Ingredients:
- 1 large loaf (450 g) stale Brioche or Challah bread, cut into 1-inch cubes
- 2 Tbsp unsalted butter (for apples)
- 3 large Granny Smith or Bramley apples, peeled, cored, and diced
- 1/4 cup packed light brown sugar (for apples)
- 1 tsp ground cinnamon
- 1/4 tsp nutmeg
- 6 large eggs, room temperature
- 1/2 cup granulated sugar (for custard)
- 2 cups (475 mL) heavy cream (double cream), full fat
- 1 cup (240 mL) whole milk
- 1 Tbsp vanilla extract
- 1/2 tsp fine sea salt (for custard)
- 1 1/2 cups granulated sugar (for caramel)
- 1/4 cup water (for caramel)
- 3/4 cup (180 mL) warm heavy cream (for caramel)
- 2 Tbsp unsalted butter, cubed (for caramel)
- 1 tsp flaky sea salt, divided (for caramel)
Instructions:
- Cube the brioche and spread on a tray for 1–2 hours if not already stale. This drying process is crucial for texture.

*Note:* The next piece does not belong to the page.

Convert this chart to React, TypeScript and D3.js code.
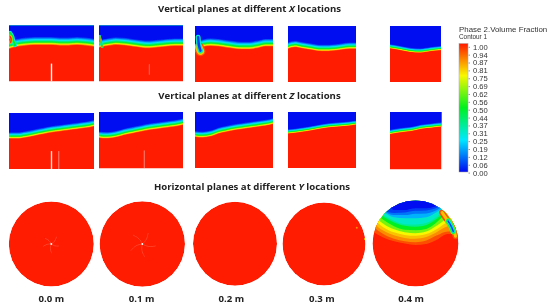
import { useEffect, useRef } from 'react';
import * as d3 from 'd3';

type Pt = [number, number];

// colour bar labels, top to bottom
const tickLabels = ['1.00', '0.94', '0.87', '0.81', '0.75', '0.69', '0.62', '0.56', '0.50', '0.44', '0.37', '0.31', '0.25', '0.19', '0.12', '0.06', '0.00'];

// depth of the 0.5 contour below the panel top, as a fraction of panel height, left to right
const xPlaneInterface = [
    [0.37, 0.33, 0.31, 0.30, 0.30, 0.30, 0.31, 0.31, 0.30, 0.31, 0.33],
    [0.35, 0.32, 0.30, 0.31, 0.33, 0.35, 0.36, 0.345, 0.33, 0.32, 0.32],
    [0.42, 0.33, 0.31, 0.32, 0.34, 0.36, 0.37, 0.37, 0.35, 0.32, 0.32],
    [0.37, 0.34, 0.36, 0.38, 0.40, 0.41, 0.41, 0.40, 0.385, 0.37, 0.37],
    [0.375, 0.405, 0.44, 0.45, 0.425, 0.405],
];
const zPlaneInterface = [
    [0.42, 0.42, 0.40, 0.37, 0.34, 0.31, 0.29, 0.27, 0.25, 0.23, 0.20],
    [0.42, 0.43, 0.41, 0.37, 0.34, 0.31, 0.28, 0.26, 0.24, 0.22, 0.19],
    [0.41, 0.42, 0.40, 0.35, 0.32, 0.29, 0.27, 0.25, 0.23, 0.21, 0.18],
    [0.36, 0.33, 0.29, 0.25, 0.23, 0.20],
    [0.36, 0.33, 0.31, 0.27, 0.25, 0.23],
];
// half thickness of the blue-to-red transition, same units
const xPlaneSpread = [0.095, 0.09, 0.09, 0.075, 0.05];
const zPlaneSpread = [0.075, 0.075, 0.07, 0.05, 0.05];

// contour levels of the 0.4 m section and their lower edges, stations run -1..1 across the circle
const capLevels = [0.94, 0.87, 0.81, 0.75, 0.62, 0.5, 0.37, 0.31, 0.19, 0.12, 0.06, 0];
const capEdges = [
    [-0.28, -0.14, -0.05, 0.0, 0.035, 0.01, -0.09, -0.22, -0.22],
    [-0.40, -0.22, -0.11, -0.05, -0.03, -0.07, -0.19, -0.28, -0.28],
    [-0.49, -0.3, -0.19, -0.13, -0.11, -0.15, -0.27, -0.4, -0.44],
    [-0.58, -0.38, -0.26, -0.2, -0.18, -0.22, -0.34, -0.5, -0.59],
    [-0.67, -0.46, -0.33, -0.26, -0.24, -0.28, -0.42, -0.6, -0.75],
    [-0.75, -0.55, -0.40, -0.32, -0.31, -0.34, -0.5, -0.73, -0.9],
    [-0.8, -0.62, -0.49, -0.41, -0.39, -0.43, -0.58, -0.79, -0.95],
    [-0.83, -0.66, -0.53, -0.45, -0.44, -0.48, -0.63, -0.83, -0.98],
    [-0.9, -0.73, -0.61, -0.59, -0.59, -0.61, -0.73, -0.9, -1],
    [-0.95, -0.76, -0.66, -0.66, -0.69, -0.7, -0.78, -0.95, -1],
    [-0.98, -0.78, -0.71, -0.72, -0.76, -0.77, -0.83, -0.98, -1],
    [-1, -1, -0.78, -0.78, -0.82, -0.82, -0.88, -1, -1],
];

// curls at the wall of the X planes, in panel fractions
const curlA: Pt[] = [[0.012, 0.13], [0.04, 0.2], [0.05, 0.27], [0.07, 0.35]];
const curlACore: Pt[] = [[0.015, 0.2], [0.025, 0.24], [0.02, 0.3]];
const curlB: Pt[] = [[0.008, 0.19], [0.028, 0.32], [0.04, 0.38]];
const curlCRim: Pt[] = [[0.05, 0.38], [0.07, 0.45]];
const curlCNeck: Pt[] = [[0.04, 0.2], [0.05, 0.34], [0.07, 0.44]];
// wet streak in the 0.4 m section, in circle units
const streakOuter: Pt[] = [[0.62, -0.72], [0.7, -0.6], [0.79, -0.48], [0.89, -0.32], [0.93, -0.17]];
const streakCore: Pt[] = [[0.76, -0.52], [0.82, -0.42], [0.88, -0.28]];

// thin gaps in the planes: x fraction, top fraction, bottom fraction, strength
const xPlaneSlits = [[[0.5, 0.68, 1, 1]], [[0.6, 0.69, 0.88, 0.25]], [], [], []];
const zPlaneSlits = [[[0.5, 0.68, 1, 0.85], [0.585, 0.68, 1, 0.35]], [[0.54, 0.68, 1, 0.35]], [], [], []];

// faint spokes around the shaft: angle in degrees and length as a fraction of the radius
const shaftAngles = [[36, -48, -108, 178, 104], [28, -46, -120, 170, 98]];
const shaftLengths = [[0.21, 0.2, 0.21, 0.22, 0.19], [0.29, 0.3, 0.31, 0.3, 0.32]];
// specks in the 0.3 m section
const specks = [[0.79, -0.39, 0.87], [0.985, -0.12, 0.81]];

const sectionLabels = ['0.0 m', '0.1 m', '0.2 m', '0.3 m', '0.4 m'];

const colour = d3.scaleLinear<string>()
    .domain([0, 0.25, 0.5, 0.75, 1])
    .range(['#0008f0', '#00e8ff', '#00f020', '#f8f800', '#ff1a00']);

// where a level sits inside the transition band, -1 top edge
const bandOffset = d3.scaleLinear().domain([0, 0.19, 0.5, 0.75, 0.94, 1]).range([-1, -0.55, 0, 0.28, 0.52, 0.8]);

function App() {
    const svgRef = useRef<SVGSVGElement>(null);

    useEffect(() => {
        if (!svgRef.current) return;
        const svg = d3.select(svgRef.current);
        svg.selectAll('*').remove();

        const defs = svg.append('defs');
        defs.append('filter').attr('id', 'soft').append('feGaussianBlur').attr('stdDeviation', 0.5);

        const levels = tickLabels.map(Number);
        const fillLevels = levels.filter(d => d < 1);
        const field = svg.append('g').attr('filter', 'url(#soft)');
        let clipId = 0;

        // first level is the widest, each next one sits inside it
        const drawPlume = (g: any, x: any, y: any, pts: Pt[], plumeLevels: number[], size: number) => {
            const line = d3.line<Pt>().x(d => x(d[0])).y(d => y(d[1])).curve(d3.curveCatmullRom);
            const width = d3.scaleLinear().domain([0, plumeLevels.length]).range([size, 0]);
            plumeLevels.forEach((level, i) => {
                g.append('path')
                    .attr('d', line(pts))
                    .attr('fill', 'none')
                    .attr('stroke', colour(level))
                    .attr('stroke-width', width(i))
                    .attr('stroke-linecap', 'round')
                    .attr('stroke-linejoin', 'round');
            });
        };

        const drawPanel = (box: number[], profile: number[], spread: number, slits: number[][]) => {
            const [x0, x1, y0, y1] = box;
            const x = d3.scaleLinear().domain([0, 1]).range([x0, x1]);
            const y = d3.scaleLinear().domain([0, 1]).range([y0, y1]);
            const station = d3.scaleLinear().domain([0, profile.length - 1]).range([0, 1]);
            const id = `panel-${clipId++}`;
            defs.append('clipPath').attr('id', id).append('rect')
                .attr('x', x0).attr('y', y0).attr('width', x1 - x0).attr('height', y1 - y0);
            const g = field.append('g').attr('clip-path', `url(#${id})`);
            g.append('rect').attr('x', x0).attr('y', y0).attr('width', x1 - x0).attr('height', y1 - y0)
                .attr('fill', colour(1));
            fillLevels.forEach(level => {
                const area = d3.area<number>()
                    .x((_, i) => x(station(i)))
                    .y0(y(0))
                    .y1(d => y(d + bandOffset(level) * spread))
                    .curve(d3.curveMonotoneX);
                g.append('path').attr('d', area(profile)).attr('fill', colour(level));
            });
            slits.forEach(([sx, top, bottom, strength]) => {
                g.append('rect')
                    .attr('x', x(sx) - 0.7).attr('y', y(top))
                    .attr('width', 1.4).attr('height', y(bottom) - y(top))
                    .attr('fill', '#fff').attr('opacity', strength);
            });
            return { g, x, y };
        };

        const xBoxes = [[9, 94, 25.5, 81.5], [99, 183, 25.5, 81.5], [195, 273, 26, 82], [288, 356, 26, 82], [390, 441, 26, 82]];
        const zBoxes = [[9, 94, 113, 169], [99, 183, 112, 168.5], [195, 273, 112, 168], [288, 356, 112, 168], [390, 441.5, 112, 169.5]];

        const xPanels = xBoxes.map((box, i) => drawPanel(box, xPlaneInterface[i], xPlaneSpread[i], xPlaneSlits[i]));
        zBoxes.forEach((box, i) => drawPanel(box, zPlaneInterface[i], zPlaneSpread[i], zPlaneSlits[i]));

        drawPlume(xPanels[0].g, xPanels[0].x, xPanels[0].y, curlA, [0.25, 0.5], 4);
        drawPlume(xPanels[0].g, xPanels[0].x, xPanels[0].y, curlACore, [0.62, 0.87, 1], 3.5);
        drawPlume(xPanels[1].g, xPanels[1].x, xPanels[1].y, curlB, [0.25, 0.5, 0.87], 2.5);
        drawPlume(xPanels[2].g, xPanels[2].x, xPanels[2].y, curlCRim, [0.94, 0.81, 0.62, 0.44], 10);
        drawPlume(xPanels[2].g, xPanels[2].x, xPanels[2].y, curlCNeck, [0.31, 0.06], 5);

        // horizontal sections
        const circles = [[51.3, 244, 42.5], [142.3, 244, 42.7], [235, 243.7, 42], [324, 244, 41.5], [415.5, 243.5, 43]];
        circles.forEach(([cx, cy, r], i) => {
            const x = d3.scaleLinear().domain([-1, 1]).range([cx - r, cx + r]);
            const y = d3.scaleLinear().domain([-1, 1]).range([cy - r, cy + r]);
            const id = `section-${i}`;
            defs.append('clipPath').attr('id', id).append('circle').attr('cx', cx).attr('cy', cy).attr('r', r);
            const g = field.append('g').attr('clip-path', `url(#${id})`);
            g.append('circle').attr('cx', cx).attr('cy', cy).attr('r', r).attr('fill', colour(1));

            if (shaftAngles[i]) {
                const spoke = d3.lineRadial<Pt>().angle(d => d[0]).radius(d => d[1]).curve(d3.curveBasis);
                shaftAngles[i].forEach((deg, j) => {
                    const a = (deg * Math.PI) / 180;
                    const len = shaftLengths[i][j] * r;
                    g.append('path')
                        .attr('d', spoke([[a, 0], [a + 0.35, len * 0.5], [a, len]]))
                        .attr('transform', `translate(${cx},${cy})`)
                        .attr('fill', 'none').attr('stroke', '#ff6a50').attr('stroke-width', 0.5);
                });
                g.append('circle').attr('cx', cx).attr('cy', cy).attr('r', 0.9).attr('fill', '#fff');
            }
            if (i === 3) {
                specks.forEach(([sx, sy, level]) => {
                    g.append('circle').attr('cx', x(sx)).attr('cy', y(sy)).attr('r', 1).attr('fill', colour(level));
                });
            }
            if (i === 4) {
                const station = d3.scaleLinear().domain([0, capEdges[0].length - 1]).range([-1, 1]);
                capLevels.forEach((level, k) => {
                    const area = d3.area<number>()
                        .x((_, j) => x(station(j)))
                        .y0(y(-1))
                        .y1(d => y(d))
                        .curve(d3.curveMonotoneX);
                    g.append('path').attr('d', area(capEdges[k])).attr('fill', colour(level));
                });
                drawPlume(g, x, y, streakOuter, [0.94, 0.81], 6);
                drawPlume(g, x, y, streakCore, [0.62, 0.44, 0.25, 0.06], 6);
            }
        });

        // colour bar
        const gradient = defs.append('linearGradient').attr('id', 'bar')
            .attr('x1', 0).attr('x2', 0).attr('y1', 1).attr('y2', 0);
        [...levels].reverse().forEach(level => {
            gradient.append('stop').attr('offset', level).attr('stop-color', colour(level));
        });
        svg.append('rect')
            .attr('x', 459).attr('y', 43.5).attr('width', 9).attr('height', 128.5)
            .attr('fill', 'url(#bar)').attr('stroke', '#a8a8a8').attr('stroke-width', 0.5);
        const barScale = d3.scalePoint<string>().domain(tickLabels).range([46.8, 172.6]);
        const axis = svg.append('g')
            .attr('transform', 'translate(468.5,0)')
            .call(d3.axisRight(barScale).tickSize(1.5).tickPadding(3));
        axis.select('.domain').remove();
        axis.selectAll('line').attr('stroke', '#999');
        axis.selectAll('text')
            .attr('font-family', 'Liberation Sans')
            .attr('font-size', 7.6)
            .attr('fill', '#333');

        svg.append('text').attr('x', 459).attr('y', 32).attr('font-family', 'Liberation Sans')
            .attr('font-size', 7.9).attr('fill', '#333').text('Phase 2.Volume Fraction');
        svg.append('text').attr('x', 459).attr('y', 38.5).attr('font-family', 'Liberation Sans')
            .attr('font-size', 6.4).attr('fill', '#333').text('Contour 1');

        // titles
        const title = (cx: number, cy: number, before: string, letter: string) => {
            const t = svg.append('text')
                .attr('x', cx).attr('y', cy)
                .attr('text-anchor', 'middle')
                .attr('font-family', 'Open Sans')
                .attr('font-weight', 700)
                .attr('font-size', 9.6)
                .attr('fill', '#222');
            t.append('tspan').text(before);
            t.append('tspan').attr('font-style', 'italic').text(letter);
            t.append('tspan').text(' locations');
        };
        title(249.5, 11.5, 'Vertical planes at different ', 'X');
        title(249.5, 98.5, 'Vertical planes at different ', 'Z');
        title(252, 189.5, 'Horizontal planes at different ', 'Y');

        const labelCentres = [51.3, 141.5, 231.3, 321.8, 411];
        sectionLabels.forEach((label, i) => {
            svg.append('text')
                .attr('x', labelCentres[i]).attr('y', 301.5)
                .attr('text-anchor', 'middle')
                .attr('font-family', 'Open Sans')
                .attr('font-weight', 700)
                .attr('font-size', 9.6)
                .attr('fill', '#222')
                .text(label);
        });
    }, []);

    return <svg ref={svgRef} width={550} height={307} style={{ position: 'absolute', left: 0, top: 0, background: '#fff' }}></svg>;
}

export default App;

- Sauté the Apples: Melt the 2 Tbsp butter in a pan over medium heat. Add the diced apples, brown sugar, cinnamon, and nutmeg. Cook for 5–7 minutes until the apples are tender-crisp. Set aside to cool slightly.
- Combine Solids: Place the bread cubes and cooled apple mixture into a 9x13 inch baking dish. Toss lightly to distribute the apples evenly.

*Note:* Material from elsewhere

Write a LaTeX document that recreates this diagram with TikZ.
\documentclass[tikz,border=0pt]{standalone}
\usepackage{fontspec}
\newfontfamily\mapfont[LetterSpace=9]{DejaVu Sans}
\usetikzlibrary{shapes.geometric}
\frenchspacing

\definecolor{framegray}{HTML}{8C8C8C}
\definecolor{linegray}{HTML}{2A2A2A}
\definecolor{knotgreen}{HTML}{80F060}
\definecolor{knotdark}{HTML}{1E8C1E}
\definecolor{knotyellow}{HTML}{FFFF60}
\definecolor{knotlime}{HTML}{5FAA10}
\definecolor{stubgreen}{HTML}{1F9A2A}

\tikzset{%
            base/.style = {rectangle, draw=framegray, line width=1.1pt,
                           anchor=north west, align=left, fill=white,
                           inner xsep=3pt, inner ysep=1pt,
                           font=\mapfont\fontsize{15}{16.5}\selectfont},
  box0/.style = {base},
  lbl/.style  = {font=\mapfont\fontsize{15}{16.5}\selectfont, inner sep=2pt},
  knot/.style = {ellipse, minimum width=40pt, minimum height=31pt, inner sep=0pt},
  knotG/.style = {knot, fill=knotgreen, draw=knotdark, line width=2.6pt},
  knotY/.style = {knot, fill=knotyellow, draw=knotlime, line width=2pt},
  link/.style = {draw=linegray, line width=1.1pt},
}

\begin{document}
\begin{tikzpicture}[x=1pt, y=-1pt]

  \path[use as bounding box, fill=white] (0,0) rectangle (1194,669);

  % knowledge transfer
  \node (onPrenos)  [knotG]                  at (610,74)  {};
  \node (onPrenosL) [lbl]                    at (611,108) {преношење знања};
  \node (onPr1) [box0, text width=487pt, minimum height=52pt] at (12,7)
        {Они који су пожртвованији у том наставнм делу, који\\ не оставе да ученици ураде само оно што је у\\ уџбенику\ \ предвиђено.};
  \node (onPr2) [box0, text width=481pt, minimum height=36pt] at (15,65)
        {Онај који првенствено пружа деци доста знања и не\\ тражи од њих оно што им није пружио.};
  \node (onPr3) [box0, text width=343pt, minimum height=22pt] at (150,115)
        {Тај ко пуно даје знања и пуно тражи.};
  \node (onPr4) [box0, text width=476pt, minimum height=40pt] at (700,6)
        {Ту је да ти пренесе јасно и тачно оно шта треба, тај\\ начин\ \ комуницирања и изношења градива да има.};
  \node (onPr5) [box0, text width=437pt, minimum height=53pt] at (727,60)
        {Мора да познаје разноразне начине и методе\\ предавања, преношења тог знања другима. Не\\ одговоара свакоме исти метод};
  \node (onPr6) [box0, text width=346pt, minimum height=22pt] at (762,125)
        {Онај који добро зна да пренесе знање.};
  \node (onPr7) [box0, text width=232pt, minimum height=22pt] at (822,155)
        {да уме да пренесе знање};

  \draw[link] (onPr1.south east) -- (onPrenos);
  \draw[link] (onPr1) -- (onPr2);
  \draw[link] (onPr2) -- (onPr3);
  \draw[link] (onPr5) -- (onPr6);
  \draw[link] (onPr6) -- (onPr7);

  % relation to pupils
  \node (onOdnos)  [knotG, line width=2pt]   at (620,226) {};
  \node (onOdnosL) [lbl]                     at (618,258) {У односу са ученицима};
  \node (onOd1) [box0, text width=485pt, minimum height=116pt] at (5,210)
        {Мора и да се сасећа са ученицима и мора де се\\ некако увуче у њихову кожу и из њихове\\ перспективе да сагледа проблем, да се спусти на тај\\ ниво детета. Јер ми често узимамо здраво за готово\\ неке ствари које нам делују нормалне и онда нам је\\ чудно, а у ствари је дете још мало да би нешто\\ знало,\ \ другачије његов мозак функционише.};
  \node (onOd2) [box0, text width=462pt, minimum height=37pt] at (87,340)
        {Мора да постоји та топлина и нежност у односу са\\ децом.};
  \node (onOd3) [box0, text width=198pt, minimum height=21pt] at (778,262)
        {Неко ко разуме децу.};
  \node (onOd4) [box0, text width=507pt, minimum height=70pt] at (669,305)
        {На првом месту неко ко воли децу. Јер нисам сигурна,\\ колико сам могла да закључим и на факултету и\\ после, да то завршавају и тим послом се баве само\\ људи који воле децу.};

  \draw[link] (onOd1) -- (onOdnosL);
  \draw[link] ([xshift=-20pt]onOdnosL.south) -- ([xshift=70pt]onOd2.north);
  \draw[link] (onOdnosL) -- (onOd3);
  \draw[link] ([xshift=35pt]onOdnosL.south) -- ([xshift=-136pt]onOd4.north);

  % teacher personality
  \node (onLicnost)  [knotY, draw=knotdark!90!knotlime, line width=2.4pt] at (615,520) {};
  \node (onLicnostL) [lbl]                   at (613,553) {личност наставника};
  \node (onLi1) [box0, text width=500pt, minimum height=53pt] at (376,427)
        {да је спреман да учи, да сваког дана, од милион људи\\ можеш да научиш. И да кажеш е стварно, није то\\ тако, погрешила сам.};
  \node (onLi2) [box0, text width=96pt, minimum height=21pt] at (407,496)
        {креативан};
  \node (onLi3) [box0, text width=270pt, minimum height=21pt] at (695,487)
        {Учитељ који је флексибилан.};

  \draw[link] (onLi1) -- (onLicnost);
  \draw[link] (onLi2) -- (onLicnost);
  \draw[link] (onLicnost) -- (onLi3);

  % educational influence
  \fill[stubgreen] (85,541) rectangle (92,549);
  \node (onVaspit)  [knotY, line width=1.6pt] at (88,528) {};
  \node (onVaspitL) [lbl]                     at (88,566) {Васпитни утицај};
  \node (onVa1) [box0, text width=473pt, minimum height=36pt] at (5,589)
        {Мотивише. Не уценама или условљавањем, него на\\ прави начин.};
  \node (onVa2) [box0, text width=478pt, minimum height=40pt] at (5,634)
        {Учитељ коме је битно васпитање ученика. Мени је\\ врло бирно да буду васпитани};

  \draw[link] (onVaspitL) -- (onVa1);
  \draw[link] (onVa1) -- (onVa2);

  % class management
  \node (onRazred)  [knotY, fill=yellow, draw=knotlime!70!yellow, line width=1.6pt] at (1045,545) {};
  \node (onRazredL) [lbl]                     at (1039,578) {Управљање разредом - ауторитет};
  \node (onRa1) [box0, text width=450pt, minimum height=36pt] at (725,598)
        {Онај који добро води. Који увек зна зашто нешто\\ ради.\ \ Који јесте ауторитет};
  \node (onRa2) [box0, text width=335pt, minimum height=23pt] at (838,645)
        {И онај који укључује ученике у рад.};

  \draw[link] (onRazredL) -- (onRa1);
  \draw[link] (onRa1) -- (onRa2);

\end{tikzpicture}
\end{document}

- Make the Caramel: Combine 1 1/2 cups granulated sugar and 1/4 cup water in a heavy saucepan. Cook over medium-high heat until the sugar dissolves. Stop stirring and bring to a boil. Cook until the syrup turns a deep amber colour (approximately 8–10 minutes).

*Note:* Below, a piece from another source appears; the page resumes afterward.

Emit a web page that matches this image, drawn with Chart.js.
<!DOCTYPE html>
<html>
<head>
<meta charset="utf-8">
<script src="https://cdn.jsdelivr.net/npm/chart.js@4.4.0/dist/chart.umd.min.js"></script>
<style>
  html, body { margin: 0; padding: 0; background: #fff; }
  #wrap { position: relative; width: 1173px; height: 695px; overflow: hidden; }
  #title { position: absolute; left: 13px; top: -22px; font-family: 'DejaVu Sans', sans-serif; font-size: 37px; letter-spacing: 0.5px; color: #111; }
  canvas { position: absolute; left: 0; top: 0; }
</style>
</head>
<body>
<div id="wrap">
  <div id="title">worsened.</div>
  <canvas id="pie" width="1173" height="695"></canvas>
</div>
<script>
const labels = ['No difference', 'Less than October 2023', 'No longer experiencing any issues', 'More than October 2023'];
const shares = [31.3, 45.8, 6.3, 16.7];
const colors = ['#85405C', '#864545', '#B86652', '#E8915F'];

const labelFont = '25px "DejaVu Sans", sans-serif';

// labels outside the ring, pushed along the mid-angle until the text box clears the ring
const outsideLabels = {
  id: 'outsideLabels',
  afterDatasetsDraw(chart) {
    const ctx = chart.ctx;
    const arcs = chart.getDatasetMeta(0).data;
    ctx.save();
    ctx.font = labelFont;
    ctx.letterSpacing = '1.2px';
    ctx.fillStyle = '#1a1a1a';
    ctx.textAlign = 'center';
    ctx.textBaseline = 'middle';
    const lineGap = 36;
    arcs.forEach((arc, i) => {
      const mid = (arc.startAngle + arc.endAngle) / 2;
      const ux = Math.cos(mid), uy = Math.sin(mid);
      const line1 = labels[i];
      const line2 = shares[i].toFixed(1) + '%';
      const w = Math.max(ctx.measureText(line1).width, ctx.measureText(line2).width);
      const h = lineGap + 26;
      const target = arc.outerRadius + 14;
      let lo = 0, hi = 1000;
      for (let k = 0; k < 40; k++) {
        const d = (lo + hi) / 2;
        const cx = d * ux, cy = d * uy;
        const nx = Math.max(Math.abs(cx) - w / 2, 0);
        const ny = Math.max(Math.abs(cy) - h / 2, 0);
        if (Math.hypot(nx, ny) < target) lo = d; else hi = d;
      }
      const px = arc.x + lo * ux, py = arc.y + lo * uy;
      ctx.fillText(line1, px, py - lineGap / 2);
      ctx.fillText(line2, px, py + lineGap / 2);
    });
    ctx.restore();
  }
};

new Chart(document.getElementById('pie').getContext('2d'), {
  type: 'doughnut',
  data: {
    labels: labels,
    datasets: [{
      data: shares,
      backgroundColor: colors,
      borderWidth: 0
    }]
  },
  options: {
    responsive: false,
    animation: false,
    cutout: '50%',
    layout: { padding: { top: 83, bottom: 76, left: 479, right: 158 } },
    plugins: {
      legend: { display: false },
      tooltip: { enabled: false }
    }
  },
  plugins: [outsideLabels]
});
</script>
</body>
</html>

- Finish the Sauce: Remove the pan from the heat immediately. Carefully and slowly whisk in the warm heavy cream (it will bubble violently). Then whisk in the cubed butter and 1/2 tsp sea salt until smooth.
- Divide the Caramel: Measure out 1/2 cup (120 mL) of the caramel sauce and set aside for the final drizzle. Pour the remaining caramel sauce directly into the custard base ingredients.
- Whisk the Custard: In a large bowl, whisk together the eggs, 1/2 cup granulated sugar, 2 cups heavy cream, whole milk, vanilla extract, and remaining fine sea salt. Whisk in the large portion of caramel sauce reserved from Step 6.
- Soak and Chill (Crucial Step): Pour the prepared custard mixture evenly over the bread and apple mixture. Gently press the bread down to submerge it. Cover the dish tightly with cling film and refrigerate for a minimum of 2 hours, or ideally, overnight, ensuring the bread fully absorbs the liquid.
- Bake Prep: Preheat the oven to 350°F (175°C). Place the pudding dish inside a large, deep roasting pan.
- Create Water Bath: Pour hot water into the roasting pan, ensuring it comes halfway up the sides of the bread pudding dish. This prevents the edges from drying out.
- Cook: Bake for 60–70 minutes, or until the pudding is puffed, golden brown, and slightly firm in the centre. The internal temperature should register 195–200°F (90–93°C).
- Rest and Serve: Remove the dish from the water bath. Allow the pudding to cool on a wire rack for 15 minutes before serving. Drizzle liberally with the remaining reserved 1/2 cup caramel sauce and sprinkle with the remaining 1/2 tsp flaky sea salt.